Give the data below again exactly as it stands. Omit the pictures.
▼▼▼
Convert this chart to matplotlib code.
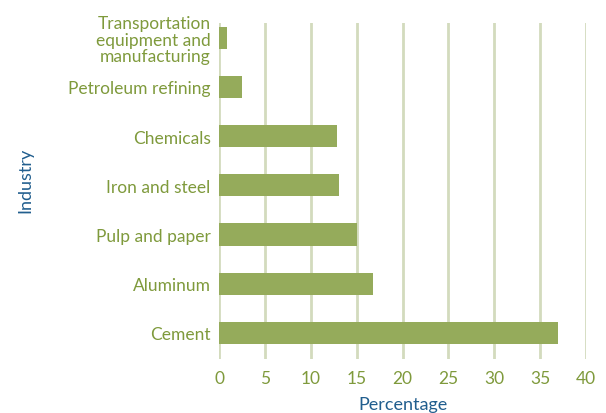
import matplotlib
matplotlib.use('Agg')
import matplotlib.pyplot as plt

plt.rcParams['font.family'] = ['Lato', 'DejaVu Sans']

# 数据
industries = ['Cement', 'Aluminum', 'Pulp and paper', 'Iron and steel',
              'Chemicals', 'Petroleum refining',
              'Transportation\nequipment and\nmanufacturing']
percentages = [37.0, 16.8, 15.0, 13.1, 12.9, 2.5, 0.9]

bar_color = '#95ab5b'
grid_color = '#d3dbbd'
tick_color = '#7f9a3c'
label_color = '#215e8e'

fig = plt.figure(figsize=(6.06, 4.14), dpi=100)
ax = fig.add_axes([0.3614, 0.1304, 0.6056, 0.8116])

ypos = list(range(len(industries)))
ax.barh(ypos, percentages, height=0.45, color=bar_color, zorder=3)

ax.set_xlim(0, 40)
ax.set_ylim(-0.53, 6.3)
ax.set_xticks(range(0, 41, 5))
ax.set_yticks(ypos)
ax.set_yticklabels(industries, linespacing=1.05)

# 网格线
ax.grid(axis='x', color=grid_color, linewidth=2, zorder=0)
ax.grid(axis='y', visible=False)
for s in ax.spines.values():
    s.set_visible(False)

ax.tick_params(axis='both', length=0, labelsize=12.5, colors=tick_color)
ax.tick_params(axis='y', pad=6)
ax.tick_params(axis='x', pad=8)

ax.set_xlabel('Percentage', fontsize=13, color=label_color, labelpad=7)
fig.text(25 / 606, 1 - 180 / 414, 'Industry', rotation=90, ha='center', va='center',
         fontsize=13, color=label_color)

fig.savefig('out.png', dpi=100)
▲▲▲
• [RESPONSE]
Convert this chart to matplotlib code.
import matplotlib
matplotlib.use('Agg')
import matplotlib.pyplot as plt

plt.rcParams['font.family'] = ['Lato', 'DejaVu Sans']

# 数据
industries = ['Cement', 'Aluminum', 'Pulp and paper', 'Iron and steel',
              'Chemicals', 'Petroleum refining',
              'Transportation\nequipment and\nmanufacturing']
percentages = [37.0, 16.8, 15.0, 13.1, 12.9, 2.5, 0.9]

bar_color = '#95ab5b'
grid_color = '#d3dbbd'
tick_color = '#7f9a3c'
label_color = '#215e8e'

fig = plt.figure(figsize=(6.06, 4.14), dpi=100)
ax = fig.add_axes([0.3614, 0.1304, 0.6056, 0.8116])

ypos = list(range(len(industries)))
ax.barh(ypos, percentages, height=0.45, color=bar_color, zorder=3)

ax.set_xlim(0, 40)
ax.set_ylim(-0.53, 6.3)
ax.set_xticks(range(0, 41, 5))
ax.set_yticks(ypos)
ax.set_yticklabels(industries, linespacing=1.05)

# 网格线
ax.grid(axis='x', color=grid_color, linewidth=2, zorder=0)
ax.grid(axis='y', visible=False)
for s in ax.spines.values():
    s.set_visible(False)

ax.tick_params(axis='both', length=0, labelsize=12.5, colors=tick_color)
ax.tick_params(axis='y', pad=6)
ax.tick_params(axis='x', pad=8)

ax.set_xlabel('Percentage', fontsize=13, color=label_color, labelpad=7)
fig.text(25 / 606, 1 - 180 / 414, 'Industry', rotation=90, ha='center', va='center',
         fontsize=13, color=label_color)

fig.savefig('out.png', dpi=100)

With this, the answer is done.